------ Records shown
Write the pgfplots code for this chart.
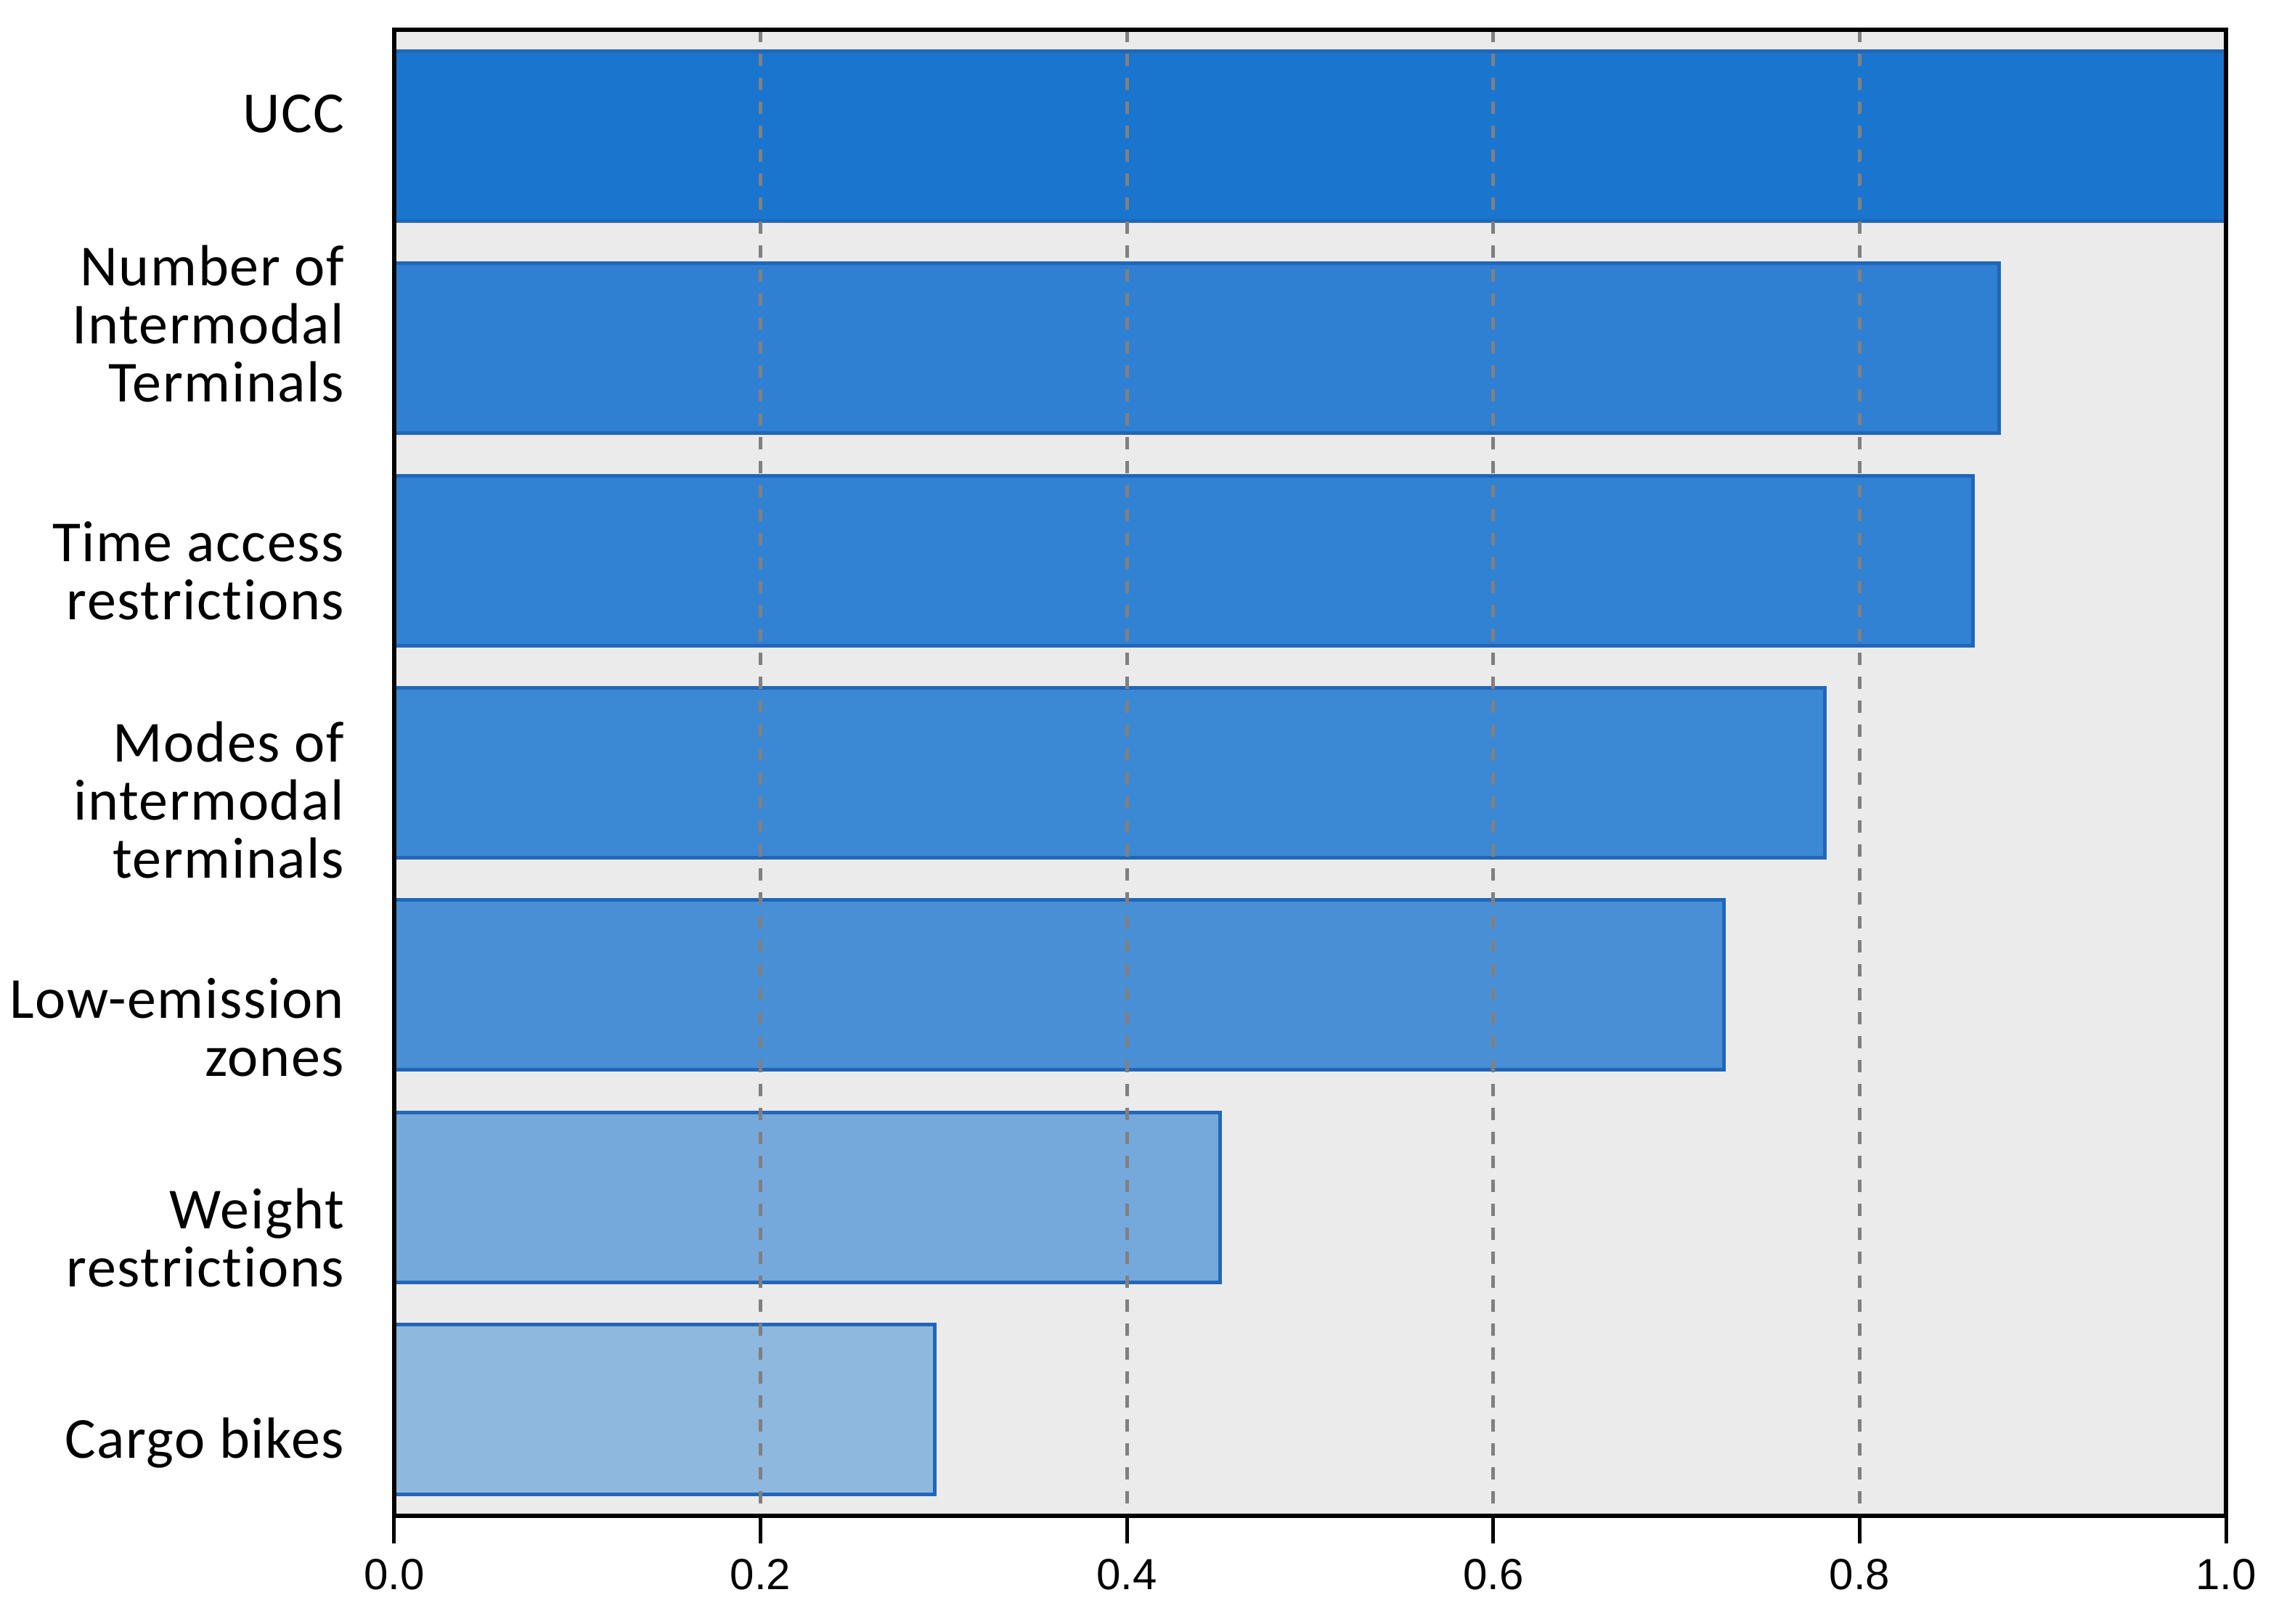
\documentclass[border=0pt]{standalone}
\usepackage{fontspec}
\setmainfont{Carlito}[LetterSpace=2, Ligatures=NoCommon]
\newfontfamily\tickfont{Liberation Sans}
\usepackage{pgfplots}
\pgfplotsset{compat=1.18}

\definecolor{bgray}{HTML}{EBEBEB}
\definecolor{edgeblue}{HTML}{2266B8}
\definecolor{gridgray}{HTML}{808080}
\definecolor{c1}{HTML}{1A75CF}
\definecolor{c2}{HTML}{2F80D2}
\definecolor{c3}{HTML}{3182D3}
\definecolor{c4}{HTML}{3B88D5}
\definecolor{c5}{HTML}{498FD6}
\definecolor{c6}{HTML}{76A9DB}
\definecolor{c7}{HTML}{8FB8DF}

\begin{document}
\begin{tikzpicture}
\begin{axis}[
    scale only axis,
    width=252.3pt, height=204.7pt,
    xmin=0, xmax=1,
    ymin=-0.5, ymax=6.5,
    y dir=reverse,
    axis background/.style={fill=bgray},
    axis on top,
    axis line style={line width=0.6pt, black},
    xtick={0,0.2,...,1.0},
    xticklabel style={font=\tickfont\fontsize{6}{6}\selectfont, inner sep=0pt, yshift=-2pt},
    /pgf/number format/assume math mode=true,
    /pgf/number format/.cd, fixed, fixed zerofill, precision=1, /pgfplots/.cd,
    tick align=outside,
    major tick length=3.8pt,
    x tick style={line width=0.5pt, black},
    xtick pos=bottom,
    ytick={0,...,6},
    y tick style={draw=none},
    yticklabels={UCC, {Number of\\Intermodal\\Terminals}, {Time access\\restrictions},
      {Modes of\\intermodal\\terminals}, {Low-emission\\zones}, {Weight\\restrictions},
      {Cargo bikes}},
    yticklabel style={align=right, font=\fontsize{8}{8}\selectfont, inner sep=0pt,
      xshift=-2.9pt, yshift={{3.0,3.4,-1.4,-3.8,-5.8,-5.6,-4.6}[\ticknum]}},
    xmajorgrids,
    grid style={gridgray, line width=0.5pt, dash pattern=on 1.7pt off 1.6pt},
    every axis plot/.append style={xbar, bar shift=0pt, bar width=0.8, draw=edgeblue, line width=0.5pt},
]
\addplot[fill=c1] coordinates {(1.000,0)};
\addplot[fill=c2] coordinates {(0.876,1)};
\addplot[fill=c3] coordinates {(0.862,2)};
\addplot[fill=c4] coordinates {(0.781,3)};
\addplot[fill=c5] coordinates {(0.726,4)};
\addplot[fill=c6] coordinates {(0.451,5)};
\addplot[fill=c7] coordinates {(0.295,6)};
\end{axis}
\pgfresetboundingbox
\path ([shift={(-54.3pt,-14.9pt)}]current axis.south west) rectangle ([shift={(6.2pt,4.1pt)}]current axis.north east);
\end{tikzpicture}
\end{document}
------------
------ Records shown
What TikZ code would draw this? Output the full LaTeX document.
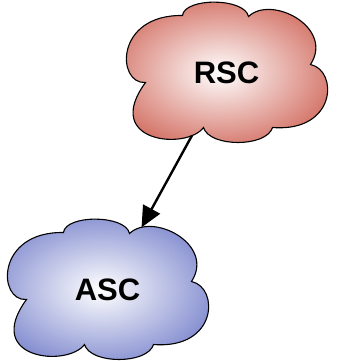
------------
------ Records shown
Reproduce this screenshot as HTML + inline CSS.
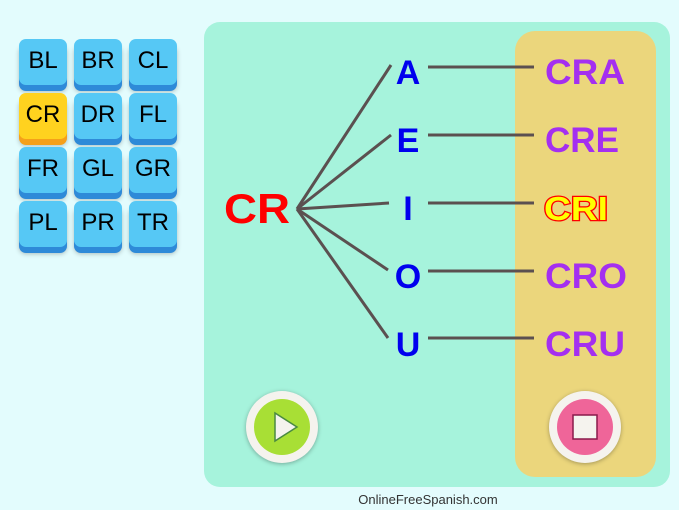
------------
Request:
Of all the lines in the material above, how many contain the word "HTML"? Give only the count.

Task solution:
11